Mood. Less than a month left. 

It helps that we will be welcomed back--Francisco to his job before we left; me to a fellowship that allows me to try out something new with my teaching. But the candle is burning low, and change is unsettling. 



Above: from our green. Yesterday when we went to the park after school, a friend brought an ice cream for Blaze. Nothing, obviously, could make him happier. 

Francisco spent a day at King Charles's garden; nothing, obviously, could make him happier. 

My little happiness was surprising--a colleague asked me a chair question, a job that doesn't really start for me until July. And I just loved helping her. Maybe I will shock myself and enjoy parts of this job? Maybe I'm just happy to talk to people?

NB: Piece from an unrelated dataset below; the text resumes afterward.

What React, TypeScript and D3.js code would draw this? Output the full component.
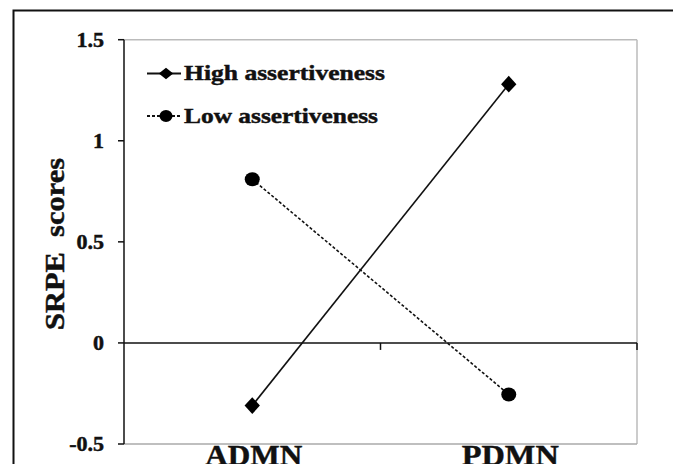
import React from "react";
import * as d3 from "d3";

const categories = ["ADMN", "PDMN"];
const highAssertiveness = [-0.31, 1.28];
const lowAssertiveness = [0.81, -0.255];
const yTicks = [-0.5, 0, 0.5, 1, 1.5];
const yTickLabels = ["-0.5", "0", "0.5", "1", "1.5"];
const seriesNames = ["High assertiveness", "Low assertiveness"];

const W = 673;
const H = 464;
const PL = 124;
const PR = 637;
const PT = 39.7;
const PB = 444;

export default function App() {
  const x = d3.scaleBand<string>().domain(categories).range([PL, PR]).padding(0);
  const y = d3.scaleLinear().domain([-0.5, 1.5]).range([PB, PT]);
  const cx = (c: string) => (x(c) as number) + x.bandwidth() / 2;

  const line = d3
    .line<number>()
    .x((_, i) => cx(categories[i]))
    .y((v) => y(v));

  const diamond = d3.symbol().type(d3.symbolDiamond2).size(150)();
  const legendDiamond = d3.symbol().type(d3.symbolDiamond2).size(100)();
  const serif = "'Liberation Serif', 'Times New Roman', serif";
  const heavy = { stroke: "#111", strokeWidth: 0.45 };

  return (
    <svg
      width={W}
      height={H}
      style={{ position: "absolute", left: 0, top: 0, background: "#fff" }}
    >
      <rect x={0} y={0} width={W} height={H} fill="#fff" />
      {/* outer frame */}
      <rect x={13.5} y={10.5} width={W + 20} height={H + 20} fill="none" stroke="#111" strokeWidth={2} />

      {/* plot frame */}
      <line x1={PL} x2={PR} y1={PT} y2={PT} stroke="#bbb" strokeWidth={1.5} />
      <line x1={PR} x2={PR} y1={PT} y2={PB} stroke="#bbb" strokeWidth={1.5} />
      <line x1={PL} x2={PR} y1={PB} y2={PB} stroke="#aaa" strokeWidth={1.5} />

      {/* y axis */}
      <line x1={PL} x2={PL} y1={PT} y2={PB} stroke="#111" strokeWidth={1.5} />
      {yTicks.map((t, i) => (
        <g key={t}>
          <line x1={PL - 6} x2={PL} y1={y(t)} y2={y(t)} stroke="#111" strokeWidth={1.5} />
          <text
            transform={`translate(${PL - 20},${y(t) + 7}) scale(1.1,1)`}
            textAnchor="end"
            fontFamily={serif}
            fontWeight="bold"
            fontSize={20}
            fill="#111"
            {...heavy}
          >
            {yTickLabels[i]}
          </text>
        </g>
      ))}

      {/* zero axis */}
      <line x1={PL} x2={PR} y1={y(0)} y2={y(0)} stroke="#111" strokeWidth={1.5} />
      {categories.map((c) => (
        <line
          key={c}
          x1={(x(c) as number) + x.bandwidth()}
          x2={(x(c) as number) + x.bandwidth()}
          y1={y(0)}
          y2={y(0) + 7}
          stroke="#111"
          strokeWidth={1.5}
        />
      ))}

      {/* category labels */}
      {categories.map((c) => (
        <text
          key={c}
          x={cx(c) - 48 + 1}
          y={465}
          textLength={97}
          lengthAdjust="spacingAndGlyphs"
          fontFamily={serif}
          fontWeight="bold"
          fontSize={30}
          fill="#111"
          {...heavy}
        >
          {c}
        </text>
      ))}

      {/* y label */}
      <text
        transform={`translate(64,244) rotate(-90)`}
        x={-86}
        y={0}
        textLength={172}
        lengthAdjust="spacingAndGlyphs"
        fontFamily={serif}
        fontWeight="bold"
        fontSize={27}
        fill="#111"
        style={{ whiteSpace: "pre" }}
        {...heavy}
      >
        {"SRPE  scores"}
      </text>

      {/* series */}
      <path d={line(highAssertiveness) as string} fill="none" stroke="#111" strokeWidth={1.6} />
      <path
        d={line(lowAssertiveness) as string}
        fill="none"
        stroke="#111"
        strokeWidth={1.6}
        strokeDasharray="3,2"
      />
      {highAssertiveness.map((v, i) => (
        <path
          key={i}
          d={diamond as string}
          transform={`translate(${cx(categories[i])},${y(v)}) scale(1,1.1)`}
          fill="#000"
        />
      ))}
      {lowAssertiveness.map((v, i) => (
        <ellipse key={i} cx={cx(categories[i])} cy={y(v)} rx={7.5} ry={7} fill="#000" />
      ))}

      {/* legend */}
      <g>
        <line x1={147} x2={181} y1={73.5} y2={73.5} stroke="#111" strokeWidth={1.8} />
        <path d={legendDiamond as string} transform="translate(166,73.5) scale(1.15,0.9)" fill="#000" />
        <text
          x={184}
          y={79.5}
          textLength={201}
          lengthAdjust="spacingAndGlyphs"
          fontFamily={serif}
          fontWeight="bold"
          fontSize={21.5}
          fill="#111"
          {...heavy}
        >
          {seriesNames[0]}
        </text>
        <line x1={147} x2={181} y1={116} y2={116} stroke="#111" strokeWidth={1.8} strokeDasharray="3,2" />
        <ellipse cx={166} cy={116} rx={6.5} ry={6} fill="#000" />
        <text
          x={184}
          y={122.5}
          textLength={194}
          lengthAdjust="spacingAndGlyphs"
          fontFamily={serif}
          fontWeight="bold"
          fontSize={21.5}
          fill="#111"
          {...heavy}
        >
          {seriesNames[1]}
        </text>
      </g>
    </svg>
  );
}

And Q: We've had a lot of trouble encouraging him to try new things, reading-wise. Since we've arrived he's spent hours a day reading and re-reading his favorite series, which has in it 70 graphic novels. School sent home a new graphic novel; I made him read it. And he loved it. What a delight to revel in finding a new joy with Q. In trying something new, expanding your horizons, and finding something new to love. (Such a challenge to help him get there.) (Generally, I'm trying to accept that he can choose what to read and that perhaps his favorite series is a familiar comfort in a world that I've upended by dragging him to another country for a year and forcing him into so many museums and churches.)

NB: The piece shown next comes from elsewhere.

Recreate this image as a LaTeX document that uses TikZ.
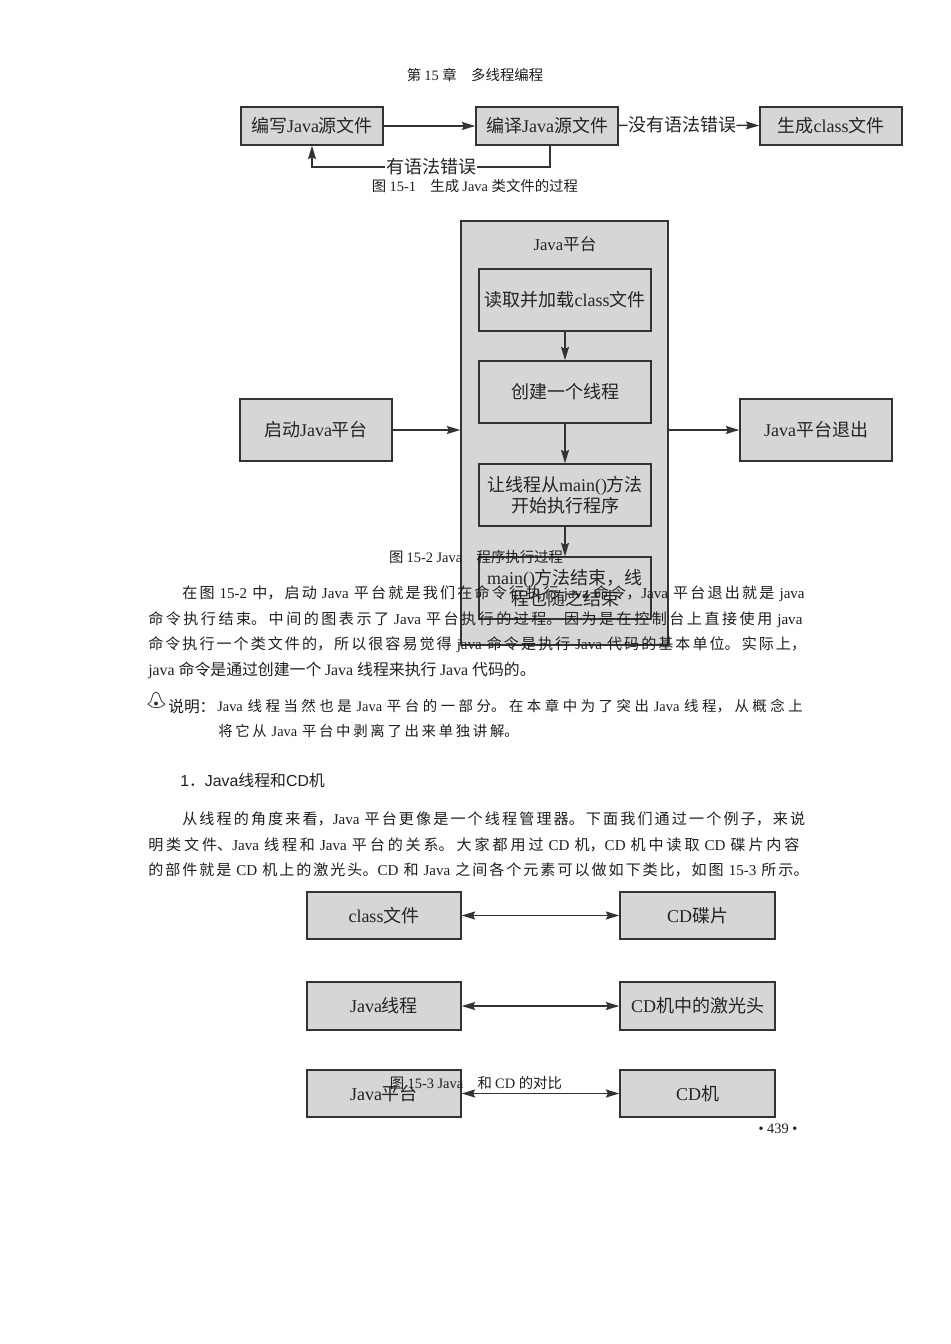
\documentclass[tikz,border=0pt]{standalone}
\usepackage{fontspec}
\usetikzlibrary{arrows.meta,calc}
\setmainfont{Liberation Serif}
\setsansfont{Liberation Sans}
\newfontfamily\cjkf{Noto Sans CJK SC}
\chardef\cjkclass=7
\newcount\cc
\def\setrange#1#2{\cc=#1 \loop \XeTeXcharclass\cc=\cjkclass \advance\cc by 1 \ifnum\cc<#2 \repeat}
\setrange{"4E00}{"A000}
\setrange{"3000}{"3040}
\setrange{"FF00}{"FFF0}
\def\latinf{\rmfamily}
\XeTeXinterchartoks 0 \cjkclass={\cjkf}
\XeTeXinterchartoks 4095 \cjkclass={\cjkf}
\XeTeXinterchartoks \cjkclass 0={\latinf}
\XeTeXinterchartoks 4095 0={\latinf}
\XeTeXinterchartokenstate=1
\XeTeXlinebreaklocale "zh"
\XeTeXlinebreakskip=0pt plus 3pt minus 0.5pt
\definecolor{boxgray}{HTML}{D6D6D6}
\definecolor{ink}{HTML}{333333}
\definecolor{txt}{HTML}{1E1E1E}
\tikzset{
  x=0.75pt,y=-0.75pt,
  boxed/.style={draw=ink,line width=1.15pt,fill=boxgray,inner sep=0pt,minimum width=#1},
  flow/.style={draw=ink,line width=1.1pt,-{Stealth[length=10pt,width=6pt,inset=1.5pt]}},
  plainline/.style={draw=ink,line width=1.1pt},
  bothway/.style={draw=ink,line width=1.1pt,{Stealth[length=10pt,width=6pt,inset=1.5pt]}-{Stealth[length=10pt,width=6pt,inset=1.5pt]}},
  boxfont/.style={font=\fontsize{13.5pt}{16pt}\selectfont,text=ink!70!black,align=center},
  captxt/.style={font=\fontsize{10.8pt}{12pt}\selectfont,text=txt,inner sep=0pt},
  bodyline/.style={anchor=west,inner sep=0pt,text=txt,text width=#1,
    font=\fontsize{11.3pt}{13pt}\selectfont,
    execute at begin node={\parindent=0pt\parfillskip=0pt\emergencystretch=20pt}},
  noteline/.style={bodyline=#1,font=\fontsize{10.8pt}{13pt}\selectfont},
  freeline/.style={anchor=west,inner sep=0pt,text=txt,font=\fontsize{11.3pt}{13pt}\selectfont},
}
\newcommand\rbox[6]{% name, x0,y0,x1,y1,text
  \node[boxed=#4*0.75pt-#2*0.75pt,boxfont,minimum height=#5*0.75pt-#3*0.75pt] (#1) at ({(#2+#4)/2},{(#3+#5)/2}) {#6};}
\begin{document}
\begin{tikzpicture}
\useasboundingbox (0,0) rectangle (950,1344);
\fill[white] (0,0) rectangle (950,1344);

% Figure 15-1
\rbox{a1}{241}{107}{383}{145}{编写Java源文件}
\rbox{a2}{476}{107}{618}{145}{编译Java源文件}
\rbox{a3}{760}{107}{902}{145}{生成class文件}
\node[boxfont,inner sep=0pt,fill=white,minimum width=108pt*0.75] (ok) at (682,125) {没有语法错误};
\node[boxfont,inner sep=0pt,fill=white,minimum width=92pt*0.75] (err) at (431,167) {有语法错误};
\coordinate (fr) at (550,167);
\coordinate (fl) at (312,167);
\draw[flow] (a1) -- (a2);
\draw[plainline] (a2) -- (ok);
\draw[flow] (ok) -- (a3);
\draw[plainline] (fr |- a2.south) -- (fr) -- (err);
\draw[flow] (err) -- (fl) -- (fl |- a1.south);

% Figure 15-2
\rbox{big}{461}{221}{668}{645}{}
\node[boxfont,font=\fontsize{12.5pt}{14pt}\selectfont,inner sep=0pt] (plat) at (565,244) {Java平台};
\rbox{b1}{479}{269}{651}{331}{读取并加载class文件}
\rbox{b2}{479}{361}{651}{423}{创建一个线程}
\rbox{b3}{479}{464}{651}{526}{让线程从main()方法\\开始执行程序}
\rbox{b4}{479}{557}{651}{619}{main()方法结束，线\\程也随之结束}
\rbox{st}{240}{399}{392}{461}{启动Java平台}
\rbox{ex}{740}{399}{892}{461}{Java平台退出}
\draw[flow] (b1) -- (b2);
\draw[flow] (b2) -- (b3);
\draw[flow] (b3) -- (b4);
\draw[flow] (st) -- (big.west |- st);
\draw[flow] (big.east |- ex) -- (ex);

% Figure 15-3
\rbox{c1}{307}{892}{461}{939}{class文件}
\rbox{c2}{620}{892}{775}{939}{CD碟片}
\rbox{d1}{307}{982}{461}{1030}{Java线程}
\rbox{d2}{620}{982}{775}{1030}{CD机中的激光头}
\rbox{e1}{307}{1070}{461}{1117}{Java平台}
\rbox{e2}{620}{1070}{775}{1117}{CD机}
\draw[bothway] (c1) -- (c2);
\draw[bothway] (d1) -- (d2);
\draw[bothway] (e1) -- (e2);

% Page texts
\node[captxt] (head) at (475,75) {第 15 章\quad 多线程编程};
\node[captxt] (cap1) at (475,186) {图 15-1\quad 生成 Java 类文件的过程};
\node[captxt] (cap2) at (476,557) {图 15-2 Java\quad 程序执行过程};
\node[captxt] (cap3) at (476,1083) {图 15-3 Java\quad 和 CD 的对比};
\node[captxt] (pg) at (778,1129) {• 439 •};

\node[bodyline=639*0.75pt] (p1) at (182,594) {在图 15-2 中，启动 Java 平台就是我们在命令行执行 java 命令，Java 平台退出就是 java};
\node[bodyline=673*0.75pt] (p2) at (148,620) {命令执行结束。中间的图表示了 Java 平台执行的过程。因为是在控制台上直接使用 java};
\node[bodyline=673*0.75pt] (p3) at (148,645) {命令执行一个类文件的，所以很容易觉得 java 命令是执行 Java 代码的基本单位。实际上，};
\node[freeline,font=\fontsize{11.9pt}{13pt}\selectfont] (p4) at (148,670) {java 命令是通过创建一个 Java 线程来执行 Java 代码的。};

% bell icon
\draw[ink,line width=0.6pt,fill=white] (148,704) .. controls (153,703) and (151,692) .. (156,692) .. controls (161,692) and (159,703) .. (165,704) .. controls (161,709) and (152,709) .. (148,704) -- cycle;
\fill[ink] (156,703.5) circle (2);

\node[freeline,font=\fontsize{11.8pt}{13pt}\selectfont] (n0) at (168,707) {说明：};
\node[noteline=611*0.75pt] (n1) at (217,706) {Java 线程当然也是 Java 平台的一部分。在本章中为了突出 Java 线程，从概念上};
\node[noteline=320*0.75pt] (n2) at (218,731) {将它从 Java 平台中剥离了出来单独讲解。};

\node[freeline,font=\fontsize{11.9pt}{13pt}\selectfont\sffamily\def\latinf{\sffamily}] (h1) at (180,780) {1．Java线程和CD机};

\node[bodyline=639*0.75pt] (q1) at (182,819) {从线程的角度来看，Java 平台更像是一个线程管理器。下面我们通过一个例子，来说};
\node[bodyline=673*0.75pt] (q2) at (148,845) {明类文件、Java 线程和 Java 平台的关系。大家都用过 CD 机，CD 机中读取 CD 碟片内容};
\node[bodyline=675*0.75pt] (q3) at (148,870) {的部件就是 CD 机上的激光头。CD 和 Java 之间各个元素可以做如下类比，如图 15-3 所示。};
\end{tikzpicture}
\end{document}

In my work I'm prepping a presentation for the end of the week, and continuing to make progress with my last chapter. And manage lots of little emails. 

In my reading, I am, embarrassingly, listening to Slow Productivity. I have a humiliating weakness for self-help books. I (finally) finished Offshore, which I loved. It ends (as well as begins) in media res. Blaze and I are loving The Wild Robot Escapes.